With the nearness of the time when Home Rule must automatically become law, unless something happened to interfere, events began to move rapidly. The Tory Party, largely, I believe, through political considerations, had unalterably taken sides with Ulster. The Liberal Party were irresolute, wavering, pusillanimous. Mr Redmond's followers began to be uneasy - they commenced to falter in their blind faith that they had only to trust Asquith and all would be well.

"In the Ancient Order of Hibernians," Mr Henry tells us, "all sections of Sinn Fein, as well as the Labour Party, saw a menace to any prospect of an accommodation with Ulster. This strictly sectarian society, as sectarian and often as violent in its methods as the Orange Lodges, evoked their determined hostility."

"This narrowing down," wrote Irish Freedom (the organ of Mr P. H. Pearse and his friends), "of Nationalism to the members of one creed is the most fatal thing that has taken place in Irish politics since the days of the Pope's Brass Band," and the Ancient Order was further referred to as "a job-getting and job-cornering organisation," as "a silent, practical riveting of sectarianism on the nation." The Irish Workerwas equally emphatic. "Were it not for the existence of the Board of Erin the Orange Society would have long since ceased to exist. To Brother Devlin and not to Brother Carson is mainly due the progress of the Covenanter Movement in Ulster."

Though no doubt in Ireland religion exercises a considerable influence, it is nevertheless a mistake to think that it was purely a question of religion with those redoubtable Northern Unionists whom Sir Edward Carson led. They attached more importance to their political rights and independent commercial position, which they believed to be endangered; corruption in matters of administration was what they were most in dread of.
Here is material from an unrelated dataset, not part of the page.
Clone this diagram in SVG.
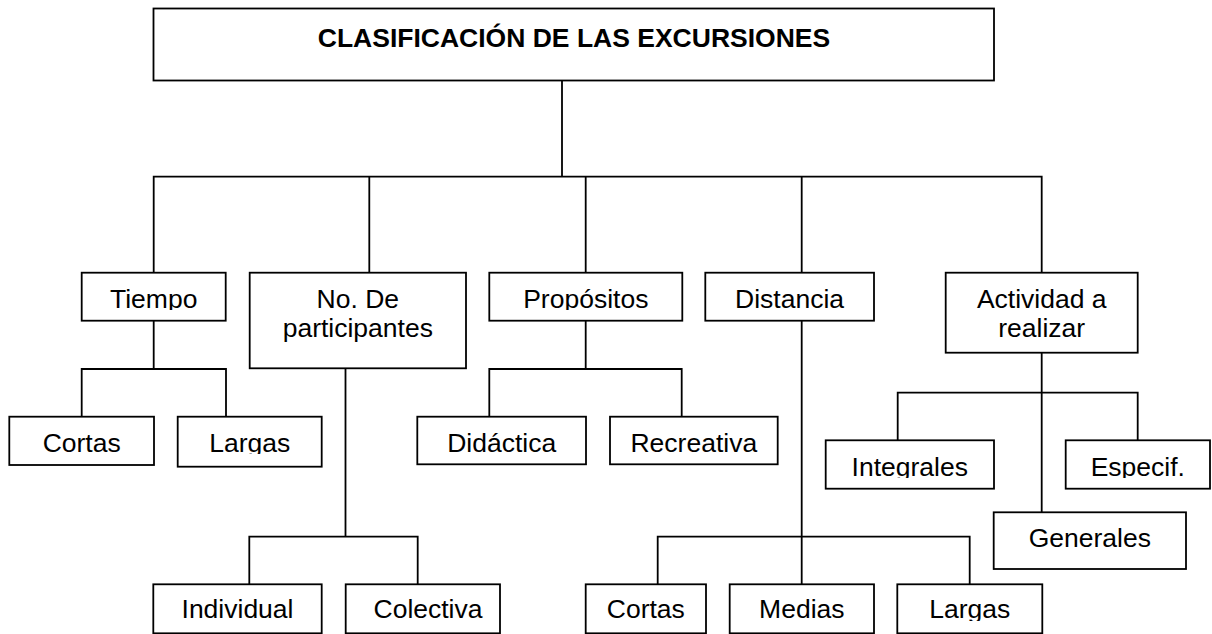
<svg xmlns="http://www.w3.org/2000/svg" width="1212" height="634" viewBox="0 0 1212 634">
<style>
.b{fill:#fff;stroke:#000;stroke-width:1.8}
.t{font-family:"Liberation Sans",Arial,sans-serif;font-size:26.5px;fill:#000;text-anchor:middle}
.h{font-weight:bold}
.c{fill:none;stroke:#000;stroke-width:1.8}
</style>
<defs>
<clipPath id="cTiempo"><rect x="82" y="273" width="143" height="37"/></clipPath>
<clipPath id="cProp"><rect x="490" y="273" width="192" height="37"/></clipPath>
<clipPath id="cLargas1"><rect x="178" y="417" width="143" height="37"/></clipPath>
<clipPath id="cLargas2"><rect x="898" y="585" width="144" height="36"/></clipPath>
<clipPath id="cInteg"><rect x="826" y="441" width="168" height="37"/></clipPath>
<clipPath id="cEsp"><rect x="1066" y="441" width="145" height="37"/></clipPath>
</defs>
<rect width="1212" height="634" fill="#fff"/>
<g id="connectors">
<path class="c" d="M562 80V176.7M153.7 272.7V176.7H1041.7V272.7M369.3 176.7V272.7M585.7 176.7V272.7M801.7 176.7V272.7"/>
<path class="c" d="M153.7 320.7V369M81.7 416.7V369H226V416.7"/>
<path class="c" d="M345.5 368.3V536.7M249.3 584.3V536.7H417.7V584.3"/>
<path class="c" d="M585.7 320.7V369M489.3 416.7V369H681.7V416.7"/>
<path class="c" d="M801.7 320.7V584.3M657.7 584.3V536.7H969.7V584.3"/>
<path class="c" d="M1041.7 344V512.3M897.7 440.3V392.7H1137.7V440.3"/>
</g>
<g id="n-title"><rect class="b" x="153.5" y="8.5" width="840.5" height="72" stroke-width="2.2"/><text class="t h" x="574" y="47">CLASIFICACIÓN DE LAS EXCURSIONES</text></g>
<g id="n-tiempo"><rect class="b" x="81.7" y="272.7" width="144" height="48"/><text class="t" x="153.7" y="307.7" clip-path="url(#cTiempo)">Tiempo</text></g>
<g id="n-participantes"><rect class="b" x="249.7" y="272.7" width="216.3" height="95.6"/><text class="t" x="357.8" y="307.7">No. De</text><text class="t" x="357.8" y="336.7">participantes</text></g>
<g id="n-propositos"><rect class="b" x="489.3" y="272.7" width="193" height="48"/><text class="t" x="585.8" y="307.7" clip-path="url(#cProp)">Propósitos</text></g>
<g id="n-distancia"><rect class="b" x="705.3" y="272.7" width="168.7" height="48"/><text class="t" x="789.6" y="307.7">Distancia</text></g>
<g id="n-actividad"><rect class="b" x="945.7" y="272.7" width="192" height="80"/><text class="t" x="1041.7" y="307.7">Actividad a</text><text class="t" x="1041.7" y="336.7">realizar</text></g>
<g id="n-cortas1"><rect class="b" x="9.3" y="416.7" width="144.7" height="48.3"/><text class="t" x="81.7" y="451.7">Cortas</text></g>
<g id="n-largas1"><rect class="b" x="177.7" y="416.7" width="144" height="50"/><text class="t" x="249.7" y="451.7" clip-path="url(#cLargas1)">Largas</text></g>
<g id="n-didactica"><rect class="b" x="417.3" y="416.7" width="168.7" height="47.6"/><text class="t" x="501.7" y="451.7">Didáctica</text></g>
<g id="n-recreativa"><rect class="b" x="610" y="416.7" width="167.7" height="47.6"/><text class="t" x="693.8" y="451.7">Recreativa</text></g>
<g id="n-integrales"><rect class="b" x="825.7" y="440.3" width="168.3" height="48.4"/><text class="t" x="909.8" y="475.7" clip-path="url(#cInteg)">Integrales</text></g>
<g id="n-especif"><rect class="b" x="1065.7" y="440.3" width="144.3" height="48.4"/><text class="t" x="1137.8" y="475.7" clip-path="url(#cEsp)">Especif.</text></g>
<g id="n-generales"><rect class="b" x="993.7" y="512.3" width="192.3" height="56.7"/><text class="t" x="1089.8" y="546.7">Generales</text></g>
<g id="n-individual"><rect class="b" x="153.3" y="584.3" width="168.4" height="49"/><text class="t" x="237.5" y="618.3">Individual</text></g>
<g id="n-colectiva"><rect class="b" x="345.7" y="584.3" width="154.3" height="49"/><text class="t" x="428" y="618.3">Colectiva</text></g>
<g id="n-cortas2"><rect class="b" x="585.7" y="584.3" width="120.3" height="49"/><text class="t" x="645.8" y="618.3">Cortas</text></g>
<g id="n-medias"><rect class="b" x="729.7" y="584.3" width="144.3" height="49"/><text class="t" x="801.8" y="618.3">Medias</text></g>
<g id="n-largas2"><rect class="b" x="897.3" y="584.3" width="145" height="49"/><text class="t" x="969.8" y="618.3" clip-path="url(#cLargas2)">Largas</text></g>
</svg>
The Irish Party used to point proudly to the number of Protestants who had been elected as members of their Party. The reply of Ulster was that they owed their election to their accommodating spirit in accepting the Parliamentary policy and not because of their rigid adherence to Protestant principles.

Then came the Lame gun-running expedition, when the Fanny sailed across from Hamburg, under the noses of English destroyers and men-of-war, and, it is said, with the knowledge and connivance of the officers commanding them, safely landed 50,000 German rifles and several million rounds of ammunition, which were distributed within twenty-four hours to the Covenanters throughout the Province. It is clear that at this time extensive negotiations were going on between Germany and the Ulster extremists. The Ulster Provisional Government were leaving nothing to chance. History is entitled to know the full story of all that happened at this most fateful period - what "discussions" took place between the Ulster leaders and the Kaiser, how far Sir Edward Carson was implicated in these matters and how real and positive is his responsibility for the world war that ensued. And it should be borne in mind that these seditious traffickings with a foreign state were going on at a time when there was no Sinn Fein army in existence, and that the man who first showed a readiness not alone to invoke German aid but actually to avail himself of it, was not any Southern Nationalist rebel leader but Sir Edward Carson, the leader and, as he was called, "the Uncrowned King" of Ulster. When critics condemn the Nationalists of the South for their alleged communications with Germany, let them not, in all fairness, forget Sir Edward Carson was the man who first showed the way. To whom then - if guilt there be - does the greater guilt belong? When the news of this audacious gun-running expedition was published, Ireland waited breathless to know what was going to happen. Warships were posted on the Ulster coast, ostensibly to stop further gun-running, and the Prime Minister announced in the House of Commons that "in view of this grave and unprecedented outrage the Government would take appropriate steps without delay to vindicate the authority of the law."

But in view of what The Westminster Gazette termed "the abject surrender to the Army" of the Government over the Curragh incident, when officers were declared to have refused to serve against Ulster, not much in the way of stern measures was to be expected now. The Government on the occasion of the Curragh incident had declared: "His Majesty's Government must retain their right to use all the forces of the Crown in Ireland or elsewhere to maintain law and order and to support the civil power in the ordinary execution of its duty. But they have no intention whatever of taking advantage of this right to crush political opposition to the policy or principles of the Home Rule Bill."